Saturday, 8 November 2008

Pathetic Fallacy

Another gloomy day, which seems to reflect my mood today somehow... Is this what Mr. Ray used to call 'pathetic fallacy'?

He and I had a talk bout our relationship last night. Where is it going? He's not sure. Neither am I. Although both of us seem-ed to want it to last for a very long time... Despite this, there are lots of obstacles in front of us:

What'll happen after we graduate? Will I have to go to Singapore since he won't even consider going to Brunei? Or will it just end after that? If I choose to go with him, what am I to do about my bond with the Brunei government since I'm under scholarship? Will I then have to pay it all back? Or should I just stay and be a teacher? If I do, will he wait for me? It'll be most likely that he won't despite saying that he loves me.

Should we hope for our relationship to work out like it did for Sharon's sister and her boyfriend? Or should we just keep going and cherish our moments together knowing that it will soon end after we graduate like what Vanessa and Mark are doing? Or should we just go with the flow and hope for the best like what Sharon and Simon are doing?

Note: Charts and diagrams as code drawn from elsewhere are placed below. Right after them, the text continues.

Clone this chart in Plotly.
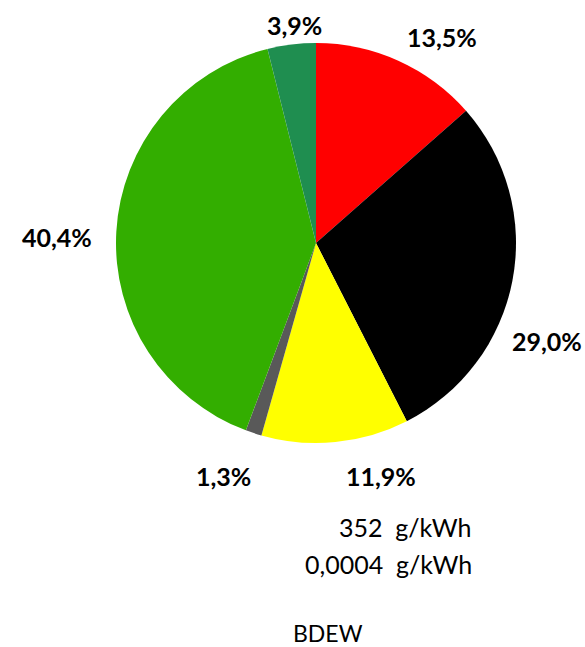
import plotly.graph_objects as go

labels = ["Rot", "Schwarz", "Gelb", "Grau", "Grün", "Dunkelgrün"]
values = [13.5, 29.0, 11.9, 1.3, 40.4, 3.9]
text_labels = ["13,5%", "29,0%", "11,9%", "1,3%", "40,4%", "3,9%"]
colors = ["#FF0000", "#000000", "#FFFF00", "#595959", "#33AE00", "#1F8E50"]
notes = ["352  g/kWh", "0,0004  g/kWh"]
source = "BDEW"

W, H = 585, 647
cx, cy, R = 316, 243, 200
FONT = "Lato, Carlito, Calibri, sans-serif"

# label centres (pixels) as placed in the reference layout
label_pos = [(442, 37), (547, 341), (381, 476), (223, 476), (57, 237), (294, 25)]

fig = go.Figure()
fig.add_trace(go.Pie(
    labels=labels, values=values, sort=False, direction="clockwise",
    rotation=0, marker=dict(colors=colors, line=dict(width=0)),
    textinfo="none", hoverinfo="label+percent", showlegend=False,
    domain=dict(x=[(cx - R) / W, (cx + R) / W], y=[1 - (cy + R) / H, 1 - (cy - R) / H]),
))

annotations = []
for t, (px, py) in zip(text_labels, label_pos):
    annotations.append(dict(x=px / W, y=1 - py / H, xref="paper", yref="paper",
                            xanchor="center", yanchor="middle",
                            text="<b>%s</b>" % t, showarrow=False,
                            font=dict(family=FONT, size=25, color="black")))

for i, n in enumerate(notes):
    annotations.append(dict(x=474 / W, y=1 - (527 + 37 * i) / H, xref="paper", yref="paper",
                            text=n, showarrow=False, xanchor="right", yanchor="middle",
                            font=dict(family=FONT, size=25, color="black")))
annotations.append(dict(x=328 / W, y=1 - 633 / H, xref="paper", yref="paper",
                        text=source, showarrow=False, xanchor="center", yanchor="middle",
                        borderpad=0,
                        font=dict(family=FONT, size=23, color="black")))

fig.update_layout(width=W, height=H, margin=dict(l=0, r=0, t=0, b=0),
                  paper_bgcolor="white", plot_bgcolor="white",
                  annotations=annotations)
fig.write_html("out.html", config={"displayModeBar": False},
               post_script="document.body.style.margin='0';")
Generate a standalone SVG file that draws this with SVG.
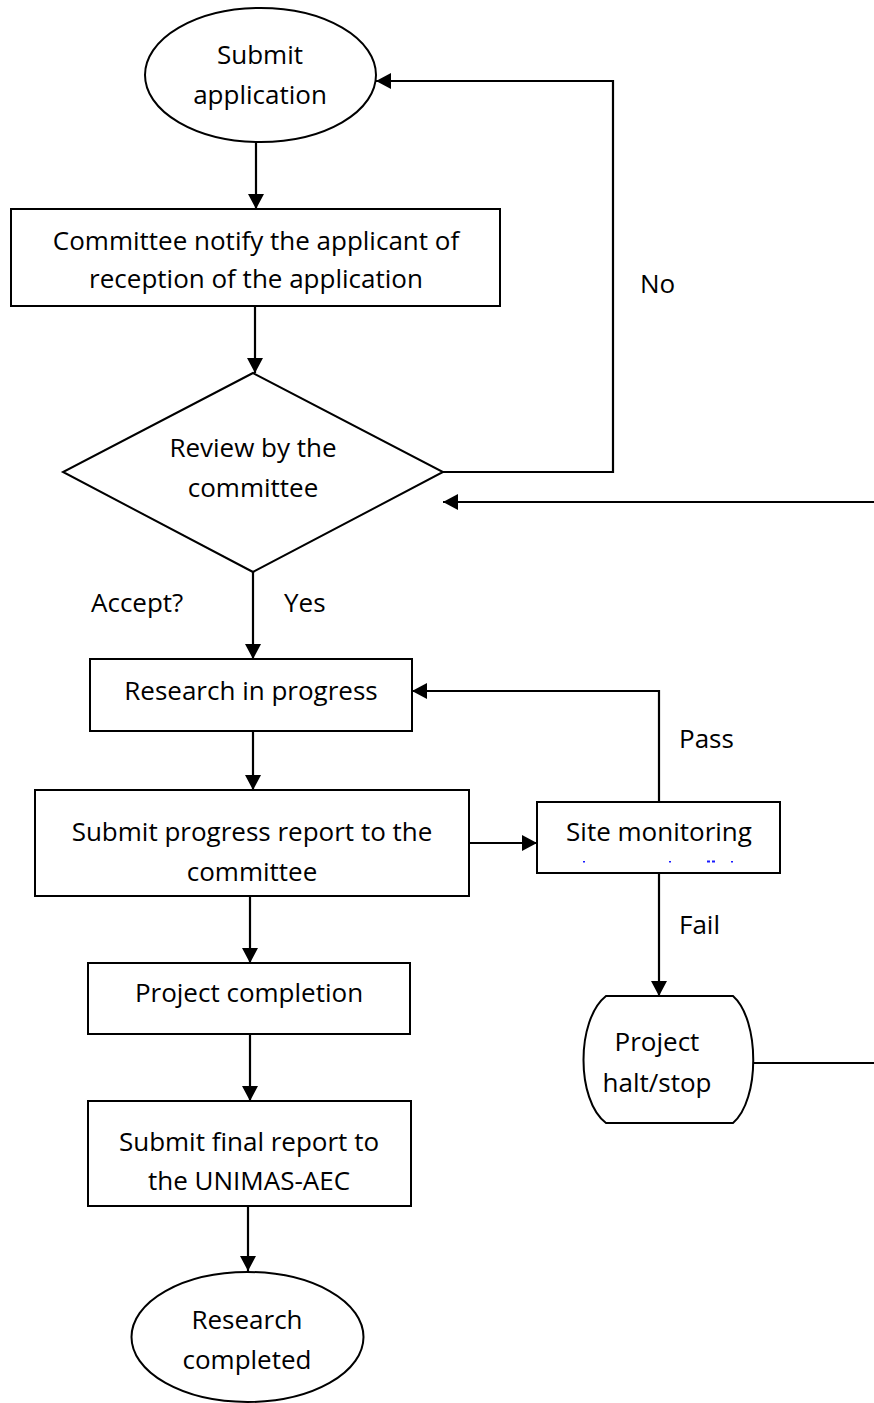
<svg xmlns="http://www.w3.org/2000/svg" width="874" height="1403" viewBox="0 0 874 1403">
<style>
.s{fill:#fff;stroke:#000;stroke-width:2}
.t{font-family:"Open Sans","Liberation Sans",sans-serif;font-size:26px;fill:#000;text-anchor:middle}
.l{font-family:"Open Sans","Liberation Sans",sans-serif;font-size:26px;fill:#000}
.c{fill:none;stroke:#000;stroke-width:2.2}
.a{fill:none;stroke:#000;stroke-width:2.2;marker-end:url(#ah)}
</style>
<defs>
<marker id="ah" markerUnits="userSpaceOnUse" markerWidth="15" markerHeight="16" refX="15" refY="8" orient="auto">
<path d="M0,0 L15,8 L0,16 z" fill="#000"/>
</marker>
</defs>
<rect width="874" height="1403" fill="#fff"/>
<g id="connectors">
<path class="a" d="M256,142 V209"/>
<path class="a" d="M255,306 V373"/>
<path class="a" d="M443,472 H613 V81 H376"/>
<path class="a" d="M874,502 H443"/>
<path class="a" d="M253,572 V659"/>
<path class="a" d="M253,731 V790"/>
<path class="a" d="M469,843 H537"/>
<path class="a" d="M659,802 V691 H412"/>
<path class="a" d="M659,873 V996"/>
<path class="c" d="M753,1063 H874"/>
<path class="a" d="M250,896 V963"/>
<path class="a" d="M250,1034 V1101"/>
<path class="a" d="M248,1206 V1271"/>
</g>
<g id="n-submit">
<ellipse class="s" cx="260.5" cy="75" rx="115.5" ry="67"/>
<text class="t" x="260" y="64">Submit</text>
<text class="t" x="260" y="104">application</text>
</g>
<g id="n-notify">
<rect class="s" x="11" y="209" width="489" height="97"/>
<text class="t" x="256" y="250">Committee notify the applicant of</text>
<text class="t" x="256" y="288">reception of the application</text>
</g>
<g id="n-review">
<polygon class="s" points="253,373 443,472 253,572 63,472"/>
<text class="t" x="253" y="457">Review by the</text>
<text class="t" x="253" y="497">committee</text>
</g>
<g id="labels">
<text class="l" x="640" y="293">No</text>
<text class="l" x="91" y="612">Accept?</text>
<text class="l" x="284" y="612">Yes</text>
<text class="l" x="679" y="748">Pass</text>
<text class="l" x="679" y="934">Fail</text>
</g>
<g id="n-research">
<rect class="s" x="90" y="659" width="322" height="72"/>
<text class="t" x="251" y="700">Research in progress</text>
</g>
<g id="n-progress">
<rect class="s" x="35" y="790" width="434" height="106"/>
<text class="t" x="252" y="841">Submit progress report to the</text>
<text class="t" x="252" y="881">committee</text>
</g>
<g id="n-site">
<rect class="s" x="537" y="802" width="243" height="71"/>
<text class="t" x="659" y="841">Site monitoring</text>
<g fill="#1a1aff">
<rect x="583" y="861" width="2" height="1.5"/>
<rect x="669" y="861" width="2" height="1.5"/>
<rect x="707" y="860.5" width="3" height="2"/>
<rect x="712" y="860.5" width="3" height="2"/>
<rect x="731" y="861" width="2" height="1.5"/>
</g>
</g>
<g id="n-halt">
<path class="s" d="M606,996 H733 C760,1020 760,1100 733,1123 H606 C576,1100 576,1020 606,996 Z"/>
<text class="t" x="657" y="1051">Project</text>
<text class="t" x="657" y="1092">halt/stop</text>
</g>
<g id="n-completion">
<rect class="s" x="88" y="963" width="322" height="71"/>
<text class="t" x="249" y="1002">Project completion</text>
</g>
<g id="n-final">
<rect class="s" x="88" y="1101" width="323" height="105"/>
<text class="t" x="249" y="1151">Submit final report to</text>
<text class="t" x="249" y="1190">the UNIMAS-AEC</text>
</g>
<g id="n-done">
<ellipse class="s" cx="247.5" cy="1337" rx="116" ry="65"/>
<text class="t" x="247" y="1329">Research</text>
<text class="t" x="247" y="1369">completed</text>
</g>
</svg>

I really don't know what to do anymore... I'm feeling so lost in this relationship now. I know it's all mushy-gushy stuff bout the future and I probably shouldn't even be thinking bout it since we're all still young and studying... But then again, if you love someone that much, don't you just wish that you could be with them, always?

I know that the saying goes "If you love them, let them go" but what if I don't want to let him go?